3. Using savings and personal debt is very common
Personal savings and personal debt are by far the most common sources of startup funding. Most startups take a few thousand dollars. The advantages of this include not having to ask anybody else and being able to start quickly. The disadvantage is that this money is at risk. If the business fails, savings are lost. And personal debt must be repaid or you lose credit rating and sometimes the house or the car or whatever.
4. Bank loans require collateral
Commercial lending requires collateral, like business receivables, inventory, or personal assets like your house. Banks aren’t allowed to lend money to startups without assets to pledge.
5. SBA loans relieve some of that risk
In some cases an SBA-guaranteed loan can lower the personal risk. You get these loans through commercial banks. The SBA (Small Business Administration) requires business plans and additional criteria depending on which of the various programs you use. The executive summary is that with most SBA loans you put up 30 percent of the startup cost, and get the rest from the loan.
6. Investment comes from many places
Investment divides roughly into friends and family, angel investment, and venture capital. Crowd funding may be available in the near future. And be aware of good reasons not to seek outside investors.
7. Crowd funding isn’t here yet
So-called crowd funding—finding large numbers of investors for small amounts each—is likely to open up soon but hasn’t yet. The current flock of crowd funding sites are really doing advanced sales or donations; it’s still not legal to sell investment through crowd funding. Last year’s JOBS Act opened up the possibility, but regulations to make it happen are still pending.
8. Friends and family are common (but dangerous) investors
Friends and family investment is the most common type.

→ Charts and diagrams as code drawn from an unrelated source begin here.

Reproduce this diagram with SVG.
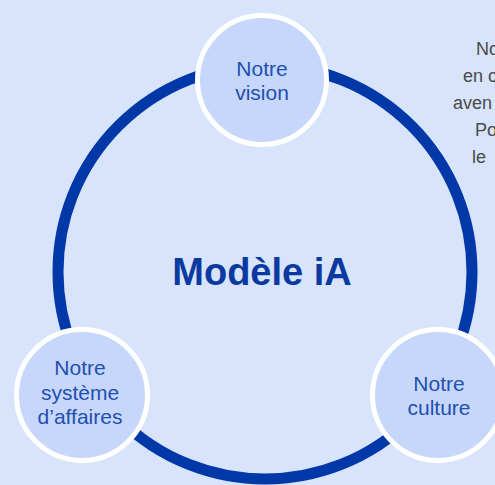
<svg xmlns="http://www.w3.org/2000/svg" width="495" height="485" viewBox="0 0 495 485">
<style>
.node circle{fill:#c6d7fb;stroke:#ffffff;stroke-width:5}
.lbl{font-family:"Liberation Sans",Arial,sans-serif;font-size:21px;fill:#1f4fb0;text-anchor:middle}
.side{font-family:"Liberation Sans",Arial,sans-serif;font-size:18px;fill:#4a4a4a}
</style>
<rect width="495" height="485" fill="#d8e3fc"/>
<g id="connectors">
<circle cx="265" cy="272" r="207" fill="none" stroke="#0038a8" stroke-width="11"/>
</g>
<g id="center">
<text x="262" y="285" font-family="Liberation Sans,Arial,sans-serif" font-size="38" font-weight="bold" fill="#0a3a9f" text-anchor="middle">Modèle iA</text>
</g>
<g id="vision" class="node">
<circle cx="262" cy="80" r="64.5"/>
<text class="lbl" x="262" y="76">Notre</text>
<text class="lbl" x="262" y="100">vision</text>
</g>
<g id="affaires" class="node">
<circle cx="82" cy="395" r="65.5"/>
<text class="lbl" x="80" y="375">Notre</text>
<text class="lbl" x="80" y="400">système</text>
<text class="lbl" x="80" y="424">d’affaires</text>
</g>
<g id="culture" class="node">
<circle cx="438" cy="395" r="65.5"/>
<text class="lbl" x="439" y="391">Notre</text>
<text class="lbl" x="439" y="415">culture</text>
</g>
<g id="sidetext">
<text class="side" x="476" y="55">No</text>
<text class="side" x="463" y="82">en c</text>
<text class="side" x="453" y="109">aven</text>
<text class="side" x="475" y="136">Po</text>
<text class="side" x="472" y="163">le</text>
</g>
</svg>
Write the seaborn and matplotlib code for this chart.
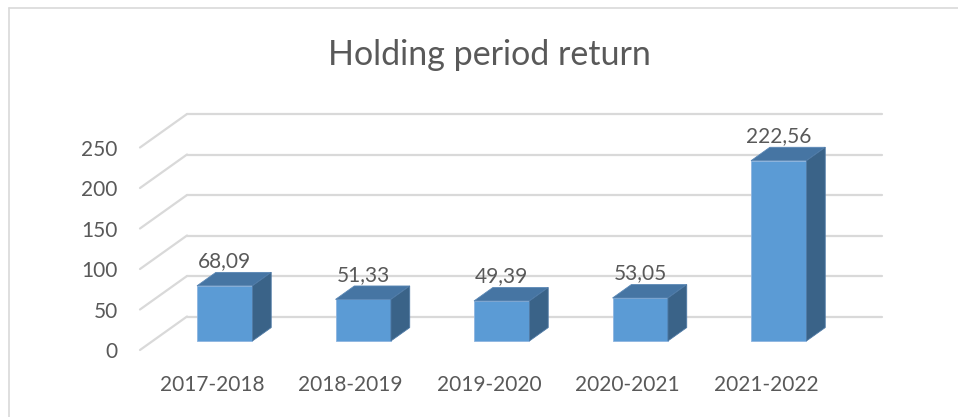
import pandas as pd
import matplotlib
matplotlib.use("Agg")
import matplotlib.pyplot as plt
import seaborn as sns
from matplotlib.patches import Polygon
from matplotlib.lines import Line2D

periods = ["2017-2018", "2018-2019", "2019-2020", "2020-2021", "2021-2022"]
returns = [68.09, 51.33, 49.39, 53.05, 222.56]
value_labels = ["68,09", "51,33", "49,39", "53,05", "222,56"]
y_ticks = [0, 50, 100, 150, 200, 250]

TEXT = "#595959"
GRID = "#D9D9D9"
FRONT = "#5B9BD5"
TOP = "#4675A3"
SIDE = "#3A6388"


def main():
    sns.set_theme(style="white")
    plt.rcParams["font.family"] = ["Lato", "DejaVu Sans"]

    fig = plt.figure(figsize=(9.58, 4.17), dpi=100)
    ax = fig.add_axes([0.14614, 0.16067, 0.72578, 0.48561])

    df = pd.DataFrame({"period": periods, "ret": returns})
    sns.barplot(data=df, x="period", y="ret", color=FRONT, width=0.4,
                saturation=1, ax=ax, zorder=3)

    ax.set_xlim(-0.52, 4.5)
    ax.set_ylim(0, 250)
    ax.set_yticks(y_ticks)
    ax.set_xlabel("")
    ax.set_ylabel("")
    sns.despine(ax=ax, left=True, bottom=True)
    ax.grid(False)
    ax.tick_params(axis="both", length=0, labelsize=15, colors=TEXT)
    ax.tick_params(axis="y", pad=16)
    ax.tick_params(axis="x", pad=18)

    # oblique projection: pixel offset of the full wall depth -> data units
    fig.canvas.draw()
    inv = ax.transData.inverted()
    o = ax.transData.transform((0, 0))
    p = inv.transform((o[0] + 47, o[1] + 33.5))
    DX, DY = p[0], p[1]
    d0, dd = 0.27, 0.40   # where the bars sit in depth, and their depth

    # back wall + side wall gridlines
    xl, xr = ax.get_xlim()
    for v in y_ticks:
        ax.plot([xl, xl + DX], [v, v + DY], color=GRID, lw=1.6,
                clip_on=False, zorder=0)
        ax.plot([xl + DX, xr + DX], [v + DY, v + DY], color=GRID, lw=1.6,
                clip_on=False, zorder=0)

    # turn the flat seaborn bars into boxes
    for bar, lab in zip(ax.patches, value_labels):
        x0 = bar.get_x() + d0 * DX
        w = bar.get_width()
        h = bar.get_height()
        y0 = d0 * DY
        bar.set_x(x0)
        bar.set_y(y0)
        bar.set_clip_on(False)
        bar.set_edgecolor("#8DB5E0")
        bar.set_linewidth(0.6)
        ex, ey = dd * DX, dd * DY
        top = Polygon([(x0, y0 + h), (x0 + w, y0 + h),
                       (x0 + w + ex, y0 + h + ey), (x0 + ex, y0 + h + ey)],
                      closed=True, fc=TOP, ec="#5A87B5", lw=0.6,
                      clip_on=False, zorder=3)
        side = Polygon([(x0 + w, y0), (x0 + w + ex, y0 + ey),
                        (x0 + w + ex, y0 + h + ey), (x0 + w, y0 + h)],
                       closed=True, fc=SIDE, ec="#4F7AA6", lw=0.6,
                       clip_on=False, zorder=3)
        ax.add_patch(top)
        ax.add_patch(side)
        ax.annotate(lab, xy=(x0 + w / 2, y0 + h + ey), xytext=(0, 8),
                    textcoords="offset points", ha="center", va="center",
                    fontsize=15, color=TEXT, annotation_clip=False)

    fig.text(489 / 958, (417 - 65) / 417, "Holding period return",
             ha="center", va="baseline", fontsize=24.5, fontweight="normal",
             color=TEXT)

    # chart frame (only the top and left edges are visible)
    fig.add_artist(Line2D([9 / 958, 9 / 958], [0, (417 - 8) / 417],
                          transform=fig.transFigure, color=GRID, lw=1.2))
    fig.add_artist(Line2D([9 / 958, 1], [(417 - 8) / 417, (417 - 8) / 417],
                          transform=fig.transFigure, color=GRID, lw=1.2))

    fig.savefig("out.png", dpi=100)


if __name__ == "__main__":
    main()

Do this carefully, and with good legal help, because it’s a mine field. It can work for a few thousand dollars up to a few hundred thousand, depending on your personal resources. It can also go dreadfully sour if not done right. Do your homework well on this option. Start with this article on friends and family financing.
9. Angel investment is rare
Angel investment is for a select few businesses that offer a reasonable chance of future returns on a few hundred thousand dollars. Occasionally that dips down into the tens of thousands. Real investors usually want scalable, defensible, high-growth businesses that can be sold in 3-5 years, with experienced management teams. The background includes three essential truths on getting investment and here’s what investors want.
10. Venture capital is even rarer
Venture capital is like angel investment but with professional managers of other people’s money. It’s harder to get and rarer. It takes strong management teams with good track records, very high growth potential, defensible, scalable businesses.
And that’s my best effort at a quick summary of the A-Z of financing that startup. I hope it’s helpful.